I agree with Mr Zhuwarara’s submissions a quo regarding the non-joinder of interested parties to the proceedings, especially the trustees. This is the same submission made by Mr Ranganai following questions from the bench.
The duty of an appellate court is to determine whether a trial court came to the correct conclusion of the case that was placed before it. In this respect see the cases of Goto v Goto 2001 (2) ZLR 519 (S) and Cole v Government of the Union of South Africa 1910 AD 263. A court is enjoined to determine all issues placed before it unless the issue that it determines to the exclusion of other issues is dispositive of the dispute before it. See the case of Longman Zimbabwe (Pvt) Ltd v Midzi And Others 2008 (1) ZLR 198 (S). According to the decision in Arafas Mtausi Gwaradzimba v C.J. Petron and Company (Proprietary) Limited SC 12-16 failure by a court to consider an issue placed before it amounts to gross irregularity. Therefore the failure by the court a quo to determine whether the trustees should have been joined to the proceedings amounts to gross irregularity.

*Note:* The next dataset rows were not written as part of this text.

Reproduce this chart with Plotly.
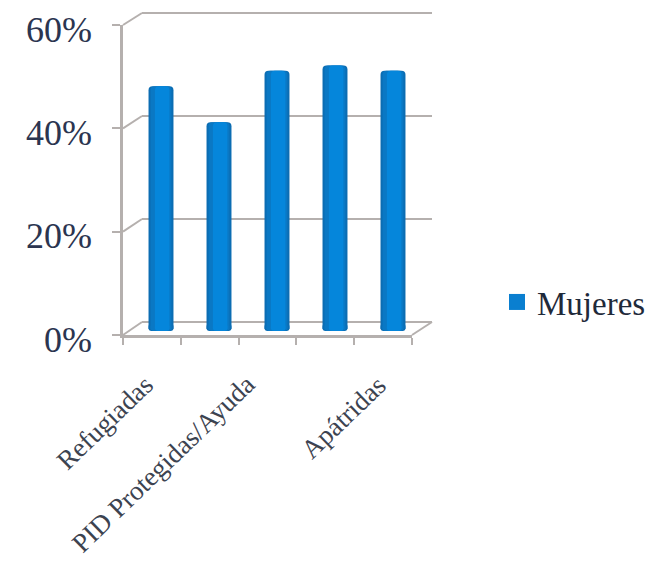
import plotly.graph_objects as go

W, H = 654, 562

# Chart data
categories = ["Refugiadas", "Solicitantes de asilo", "PID Protegidas/Ayuda", "Retornadas", "Apátridas"]
mujeres = [47, 40, 50, 51, 50]
y_ticks = [0, 20, 40, 60]
y_tick_labels = ["0%", "20%", "40%", "60%"]
labelled = ["Refugiadas", "PID Protegidas/Ayuda", "Apátridas"]
label_shift = [-10, -24, -8]

FONT = "Liberation Serif"
GRID = "#b5b0ae"
INK = "#2b3550"


def fx(px):
    return px / W


def fy(px):
    return 1 - px / H


def dom_x(a, b):
    return [fx(a), fx(b)]


def dom_y(bottom, top):
    return [fy(bottom), fy(top)]


fig = go.Figure()

# Back wall: carries the gridlines, set back from the front axes
fig.add_trace(go.Scatter(x=[None], y=[None], xaxis="x", yaxis="y", showlegend=False))
# Front axes: carries the tick marks
fig.add_trace(go.Scatter(x=[None], y=[None], xaxis="x2", yaxis="y2", showlegend=False))

# Cylinders: nested bars from the dark rim to the bright core, each with a rounded foot
layers = [(0.43, "#0b6db3", 0.0), (0.36, "#0a78c4", 0.0), (0.25, "#0586db", 0.02)]
for width, colour, offset in layers:
    fig.add_trace(go.Bar(
        x=categories, y=[-1.4] * len(categories), base=[1] * len(categories),
        width=width, offset=-width / 2 + offset,
        marker=dict(color=colour, line_width=0, cornerradius=5),
        xaxis="x3", yaxis="y3", showlegend=False, hoverinfo="skip",
    ))
    fig.add_trace(go.Bar(
        x=categories, y=mujeres,
        width=width, offset=-width / 2 + offset,
        marker=dict(color=colour, line_width=0, cornerradius=4),
        xaxis="x3", yaxis="y3", showlegend=False,
    ))

# Legend entry
fig.add_trace(go.Scatter(
    x=[None], y=[None], mode="markers", name="Mujeres",
    marker=dict(symbol="square", size=17, color="#0a7fd0"),
    xaxis="x3", yaxis="y3",
))

# Value labels sit on their own axis, a few pixels below the tick marks
fig.add_trace(go.Scatter(x=[None], y=[None], xaxis="x4", yaxis="y4", showlegend=False))

# Depth connectors between the front axes and the back wall
FRONT_X, BACK_X, BACK_END, FRONT_END = 123, 142, 432, 412
FRONT_0, FRONT_60 = 335, 25
BACK_0, BACK_60 = 322, 13
LABEL_DROP = 4
PAD = 2  # axis padding, in percent, so the edge gridlines are kept
back_scale = (BACK_0 - BACK_60) / 60
shapes = []
for t in y_ticks:
    yf = FRONT_0 + (FRONT_60 - FRONT_0) * t / 60
    yb = BACK_0 + (BACK_60 - BACK_0) * t / 60
    shapes.append(dict(type="line", xref="paper", yref="paper",
                       x0=fx(FRONT_X), y0=fy(yf), x1=fx(BACK_X), y1=fy(yb),
                       line=dict(color=GRID, width=2)))
shapes.append(dict(type="line", xref="paper", yref="paper",
                   x0=fx(FRONT_END), y0=fy(FRONT_0), x1=fx(BACK_END), y1=fy(BACK_0),
                   line=dict(color=GRID, width=2)))

annotations = [
    dict(text=name, x=name, xref="x3", y=fy(367), yref="paper",
         xanchor="right", yanchor="top", textangle=-44, showarrow=False,
         xshift=shift + 10, font=dict(family=FONT, size=27, color="#3c4350"))
    for name, shift in zip(labelled, label_shift)
]

bar_scale = 310 / 60
bar_zero = 329

fig.update_layout(
    width=W, height=H, autosize=False,
    margin=dict(l=0, r=0, t=0, b=0, autoexpand=False),
    paper_bgcolor="white", plot_bgcolor="rgba(0,0,0,0)",
    barmode="overlay",
    showlegend=True,
    legend=dict(x=fx(497), y=fy(302), xanchor="left", yanchor="middle",
                font=dict(family=FONT, size=33, color="#1f2a3a"),
                bgcolor="rgba(0,0,0,0)", itemwidth=30),
    shapes=shapes,
    annotations=annotations,
    xaxis=dict(domain=dom_x(BACK_X, BACK_END), anchor="y", range=[0, 1], visible=False),
    yaxis=dict(domain=dom_y(BACK_0 + PAD * back_scale, BACK_60 - PAD * back_scale),
               anchor="x", range=[-PAD, 60 + PAD],
               tickvals=y_ticks, showticklabels=False, ticks="",
               showgrid=True, gridcolor=GRID, gridwidth=2,
               zeroline=False, showline=False),
    xaxis2=dict(domain=dom_x(FRONT_X, FRONT_END), anchor="y2", range=[0, 5],
                tickvals=[0, 1, 2, 3, 4, 5], showticklabels=False,
                ticks="outside", ticklen=7, tickwidth=2, tickcolor=GRID,
                showline=True, linecolor=GRID, linewidth=3,
                showgrid=False, zeroline=False),
    yaxis2=dict(domain=dom_y(FRONT_0, FRONT_60), anchor="x2", range=[0, 60],
                tickvals=y_ticks, showticklabels=False,
                ticks="outside", ticklen=8, tickwidth=2, tickcolor=GRID,
                showline=True, linecolor=GRID, linewidth=3,
                showgrid=False, zeroline=False),
    xaxis3=dict(domain=dom_x(132, 422), anchor="y3", type="category",
                categoryorder="array", categoryarray=categories,
                range=[-0.5, 4.5], visible=False),
    yaxis3=dict(domain=dom_y(bar_zero + PAD * bar_scale, bar_zero - 60 * bar_scale),
                anchor="x3", range=[-PAD, 60], visible=False),
    xaxis4=dict(domain=dom_x(FRONT_X, FRONT_END), anchor="y4", range=[0, 5], visible=False),
    yaxis4=dict(domain=dom_y(FRONT_0 + LABEL_DROP, FRONT_60 + LABEL_DROP), anchor="x4",
                range=[0, 60], tickvals=y_ticks, ticktext=y_tick_labels,
                ticks="", ticklabelstandoff=30,
                tickfont=dict(family=FONT, size=36, color=INK),
                showline=False, showgrid=False, zeroline=False),
)

fig.write_html("out.html")
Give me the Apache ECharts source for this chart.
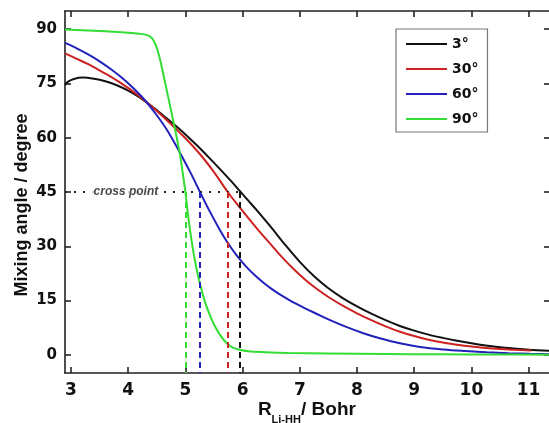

In terms of s 25 of the Supreme Court Act [Chapter 7:13] the Supreme Court has certain powers that are vested in it which include the power to review proceedings and decisions of lower courts. Of particular importance is subs (2) which provides that the powers to review can be exercised whenever it comes to the attention of a judge or the Supreme Court that an irregularity has occurred in any proceedings notwithstanding that such proceedings or decision is not the subject of appeal. It has come to this Court’s attention that there was an irregularity in the proceedings of the court a quo and such irregularity is not the subject of appeal. The irregularity pertains to the court a quo’s omission to determine the issue of joinder despite the fact that such issue was argued before the court a quo.
In light of the disposition of the appeal on a ground not raised in the notice of appeal, the appellant will not be awarded costs. The matter will have to be remitted to the court a quo for hearing afresh before another judge since the trial judge is no longer on the bench. This will be subject to joinder of other interested parties.
In the result, it is ordered as follows:
The appeal be and is hereby allowed.
The judgment of the court a quo be and is hereby set aside.
The matter is remitted to the court a quo for hearing afresh before another Judge.
Each party shall bear its own costs.
MAVANGIRA JA: I agree
UCHENA JA: I agree
IEG Musimbe and Partners, appellant’s legal practitioners.
Mtetwa & Nyambirai, respondent’s legal practitioners.